→ WHAT TO PRODUCE
Please copy all the lines that follow, word for word.
>>>
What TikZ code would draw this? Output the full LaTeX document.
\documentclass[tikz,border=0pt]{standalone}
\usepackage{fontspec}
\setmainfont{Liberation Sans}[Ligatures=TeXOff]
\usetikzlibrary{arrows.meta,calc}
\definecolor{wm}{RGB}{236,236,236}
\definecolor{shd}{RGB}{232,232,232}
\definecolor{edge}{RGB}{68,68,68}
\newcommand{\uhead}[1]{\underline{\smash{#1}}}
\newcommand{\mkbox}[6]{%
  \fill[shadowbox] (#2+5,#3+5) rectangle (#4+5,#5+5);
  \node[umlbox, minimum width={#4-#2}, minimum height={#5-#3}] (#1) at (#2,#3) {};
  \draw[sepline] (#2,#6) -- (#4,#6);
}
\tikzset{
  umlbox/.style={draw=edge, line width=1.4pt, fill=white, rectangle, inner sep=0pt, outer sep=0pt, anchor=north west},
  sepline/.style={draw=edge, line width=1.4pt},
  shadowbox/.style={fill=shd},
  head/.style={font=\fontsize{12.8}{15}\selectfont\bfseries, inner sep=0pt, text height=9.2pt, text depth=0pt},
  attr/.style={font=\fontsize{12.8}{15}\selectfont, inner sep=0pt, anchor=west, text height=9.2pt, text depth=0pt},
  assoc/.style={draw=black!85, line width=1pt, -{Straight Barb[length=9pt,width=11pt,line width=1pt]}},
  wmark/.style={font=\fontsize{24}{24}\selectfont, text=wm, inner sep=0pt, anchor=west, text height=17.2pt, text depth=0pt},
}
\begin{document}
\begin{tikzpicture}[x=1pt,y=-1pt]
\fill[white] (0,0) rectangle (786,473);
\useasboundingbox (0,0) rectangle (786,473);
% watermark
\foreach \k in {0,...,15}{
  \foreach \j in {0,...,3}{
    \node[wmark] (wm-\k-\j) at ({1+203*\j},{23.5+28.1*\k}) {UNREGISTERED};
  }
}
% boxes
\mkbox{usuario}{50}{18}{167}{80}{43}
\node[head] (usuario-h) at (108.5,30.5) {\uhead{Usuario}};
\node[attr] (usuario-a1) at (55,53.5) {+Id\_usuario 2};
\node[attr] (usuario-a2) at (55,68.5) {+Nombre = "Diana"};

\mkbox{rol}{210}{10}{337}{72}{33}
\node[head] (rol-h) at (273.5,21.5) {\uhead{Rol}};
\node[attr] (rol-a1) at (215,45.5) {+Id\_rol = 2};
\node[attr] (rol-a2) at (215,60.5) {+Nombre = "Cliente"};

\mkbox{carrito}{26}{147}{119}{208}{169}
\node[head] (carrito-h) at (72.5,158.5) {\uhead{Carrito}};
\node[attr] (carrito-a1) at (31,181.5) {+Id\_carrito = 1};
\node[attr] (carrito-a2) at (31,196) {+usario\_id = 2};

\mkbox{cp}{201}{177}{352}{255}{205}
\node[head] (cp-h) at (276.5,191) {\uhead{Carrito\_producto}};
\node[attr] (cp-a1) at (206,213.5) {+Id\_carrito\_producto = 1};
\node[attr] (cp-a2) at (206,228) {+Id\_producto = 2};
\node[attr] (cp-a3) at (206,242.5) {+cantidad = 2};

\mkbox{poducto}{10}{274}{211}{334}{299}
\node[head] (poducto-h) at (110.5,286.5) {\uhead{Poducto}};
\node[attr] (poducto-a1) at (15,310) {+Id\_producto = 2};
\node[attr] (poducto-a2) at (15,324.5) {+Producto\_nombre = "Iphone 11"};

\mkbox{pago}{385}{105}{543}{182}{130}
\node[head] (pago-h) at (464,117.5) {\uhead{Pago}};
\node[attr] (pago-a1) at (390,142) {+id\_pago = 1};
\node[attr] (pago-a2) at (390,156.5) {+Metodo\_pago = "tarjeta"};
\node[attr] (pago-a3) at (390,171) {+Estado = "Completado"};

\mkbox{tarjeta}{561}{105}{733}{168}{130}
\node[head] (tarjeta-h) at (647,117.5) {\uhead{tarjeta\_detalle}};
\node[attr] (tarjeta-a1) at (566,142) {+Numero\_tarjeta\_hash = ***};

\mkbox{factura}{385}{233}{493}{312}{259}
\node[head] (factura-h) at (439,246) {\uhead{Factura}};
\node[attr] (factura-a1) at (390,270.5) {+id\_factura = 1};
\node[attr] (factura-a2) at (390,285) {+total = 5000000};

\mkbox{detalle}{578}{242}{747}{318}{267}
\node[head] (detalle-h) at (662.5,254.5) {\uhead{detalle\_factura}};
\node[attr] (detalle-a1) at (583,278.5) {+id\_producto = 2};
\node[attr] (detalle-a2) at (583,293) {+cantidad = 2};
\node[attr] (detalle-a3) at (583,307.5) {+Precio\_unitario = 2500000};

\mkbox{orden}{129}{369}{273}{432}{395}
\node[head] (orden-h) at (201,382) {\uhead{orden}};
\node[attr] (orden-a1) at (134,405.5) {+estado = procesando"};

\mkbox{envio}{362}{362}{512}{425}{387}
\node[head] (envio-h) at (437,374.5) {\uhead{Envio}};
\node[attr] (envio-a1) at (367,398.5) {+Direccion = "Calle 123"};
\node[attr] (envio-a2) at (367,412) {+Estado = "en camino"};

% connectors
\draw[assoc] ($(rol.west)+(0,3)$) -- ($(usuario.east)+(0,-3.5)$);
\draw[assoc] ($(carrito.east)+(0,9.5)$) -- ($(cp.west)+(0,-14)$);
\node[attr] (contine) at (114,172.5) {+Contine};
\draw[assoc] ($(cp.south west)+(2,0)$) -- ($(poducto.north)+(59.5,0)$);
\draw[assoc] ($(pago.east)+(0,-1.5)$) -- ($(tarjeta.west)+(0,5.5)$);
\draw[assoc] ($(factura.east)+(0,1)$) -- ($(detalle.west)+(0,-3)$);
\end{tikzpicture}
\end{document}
<<<
→ FULL ANSWER
What TikZ code would draw this? Output the full LaTeX document.
\documentclass[tikz,border=0pt]{standalone}
\usepackage{fontspec}
\setmainfont{Liberation Sans}[Ligatures=TeXOff]
\usetikzlibrary{arrows.meta,calc}
\definecolor{wm}{RGB}{236,236,236}
\definecolor{shd}{RGB}{232,232,232}
\definecolor{edge}{RGB}{68,68,68}
\newcommand{\uhead}[1]{\underline{\smash{#1}}}
\newcommand{\mkbox}[6]{%
  \fill[shadowbox] (#2+5,#3+5) rectangle (#4+5,#5+5);
  \node[umlbox, minimum width={#4-#2}, minimum height={#5-#3}] (#1) at (#2,#3) {};
  \draw[sepline] (#2,#6) -- (#4,#6);
}
\tikzset{
  umlbox/.style={draw=edge, line width=1.4pt, fill=white, rectangle, inner sep=0pt, outer sep=0pt, anchor=north west},
  sepline/.style={draw=edge, line width=1.4pt},
  shadowbox/.style={fill=shd},
  head/.style={font=\fontsize{12.8}{15}\selectfont\bfseries, inner sep=0pt, text height=9.2pt, text depth=0pt},
  attr/.style={font=\fontsize{12.8}{15}\selectfont, inner sep=0pt, anchor=west, text height=9.2pt, text depth=0pt},
  assoc/.style={draw=black!85, line width=1pt, -{Straight Barb[length=9pt,width=11pt,line width=1pt]}},
  wmark/.style={font=\fontsize{24}{24}\selectfont, text=wm, inner sep=0pt, anchor=west, text height=17.2pt, text depth=0pt},
}
\begin{document}
\begin{tikzpicture}[x=1pt,y=-1pt]
\fill[white] (0,0) rectangle (786,473);
\useasboundingbox (0,0) rectangle (786,473);
% watermark
\foreach \k in {0,...,15}{
  \foreach \j in {0,...,3}{
    \node[wmark] (wm-\k-\j) at ({1+203*\j},{23.5+28.1*\k}) {UNREGISTERED};
  }
}
% boxes
\mkbox{usuario}{50}{18}{167}{80}{43}
\node[head] (usuario-h) at (108.5,30.5) {\uhead{Usuario}};
\node[attr] (usuario-a1) at (55,53.5) {+Id\_usuario 2};
\node[attr] (usuario-a2) at (55,68.5) {+Nombre = "Diana"};

\mkbox{rol}{210}{10}{337}{72}{33}
\node[head] (rol-h) at (273.5,21.5) {\uhead{Rol}};
\node[attr] (rol-a1) at (215,45.5) {+Id\_rol = 2};
\node[attr] (rol-a2) at (215,60.5) {+Nombre = "Cliente"};

\mkbox{carrito}{26}{147}{119}{208}{169}
\node[head] (carrito-h) at (72.5,158.5) {\uhead{Carrito}};
\node[attr] (carrito-a1) at (31,181.5) {+Id\_carrito = 1};
\node[attr] (carrito-a2) at (31,196) {+usario\_id = 2};

\mkbox{cp}{201}{177}{352}{255}{205}
\node[head] (cp-h) at (276.5,191) {\uhead{Carrito\_producto}};
\node[attr] (cp-a1) at (206,213.5) {+Id\_carrito\_producto = 1};
\node[attr] (cp-a2) at (206,228) {+Id\_producto = 2};
\node[attr] (cp-a3) at (206,242.5) {+cantidad = 2};

\mkbox{poducto}{10}{274}{211}{334}{299}
\node[head] (poducto-h) at (110.5,286.5) {\uhead{Poducto}};
\node[attr] (poducto-a1) at (15,310) {+Id\_producto = 2};
\node[attr] (poducto-a2) at (15,324.5) {+Producto\_nombre = "Iphone 11"};

\mkbox{pago}{385}{105}{543}{182}{130}
\node[head] (pago-h) at (464,117.5) {\uhead{Pago}};
\node[attr] (pago-a1) at (390,142) {+id\_pago = 1};
\node[attr] (pago-a2) at (390,156.5) {+Metodo\_pago = "tarjeta"};
\node[attr] (pago-a3) at (390,171) {+Estado = "Completado"};

\mkbox{tarjeta}{561}{105}{733}{168}{130}
\node[head] (tarjeta-h) at (647,117.5) {\uhead{tarjeta\_detalle}};
\node[attr] (tarjeta-a1) at (566,142) {+Numero\_tarjeta\_hash = ***};

\mkbox{factura}{385}{233}{493}{312}{259}
\node[head] (factura-h) at (439,246) {\uhead{Factura}};
\node[attr] (factura-a1) at (390,270.5) {+id\_factura = 1};
\node[attr] (factura-a2) at (390,285) {+total = 5000000};

\mkbox{detalle}{578}{242}{747}{318}{267}
\node[head] (detalle-h) at (662.5,254.5) {\uhead{detalle\_factura}};
\node[attr] (detalle-a1) at (583,278.5) {+id\_producto = 2};
\node[attr] (detalle-a2) at (583,293) {+cantidad = 2};
\node[attr] (detalle-a3) at (583,307.5) {+Precio\_unitario = 2500000};

\mkbox{orden}{129}{369}{273}{432}{395}
\node[head] (orden-h) at (201,382) {\uhead{orden}};
\node[attr] (orden-a1) at (134,405.5) {+estado = procesando"};

\mkbox{envio}{362}{362}{512}{425}{387}
\node[head] (envio-h) at (437,374.5) {\uhead{Envio}};
\node[attr] (envio-a1) at (367,398.5) {+Direccion = "Calle 123"};
\node[attr] (envio-a2) at (367,412) {+Estado = "en camino"};

% connectors
\draw[assoc] ($(rol.west)+(0,3)$) -- ($(usuario.east)+(0,-3.5)$);
\draw[assoc] ($(carrito.east)+(0,9.5)$) -- ($(cp.west)+(0,-14)$);
\node[attr] (contine) at (114,172.5) {+Contine};
\draw[assoc] ($(cp.south west)+(2,0)$) -- ($(poducto.north)+(59.5,0)$);
\draw[assoc] ($(pago.east)+(0,-1.5)$) -- ($(tarjeta.west)+(0,5.5)$);
\draw[assoc] ($(factura.east)+(0,1)$) -- ($(detalle.west)+(0,-3)$);
\end{tikzpicture}
\end{document}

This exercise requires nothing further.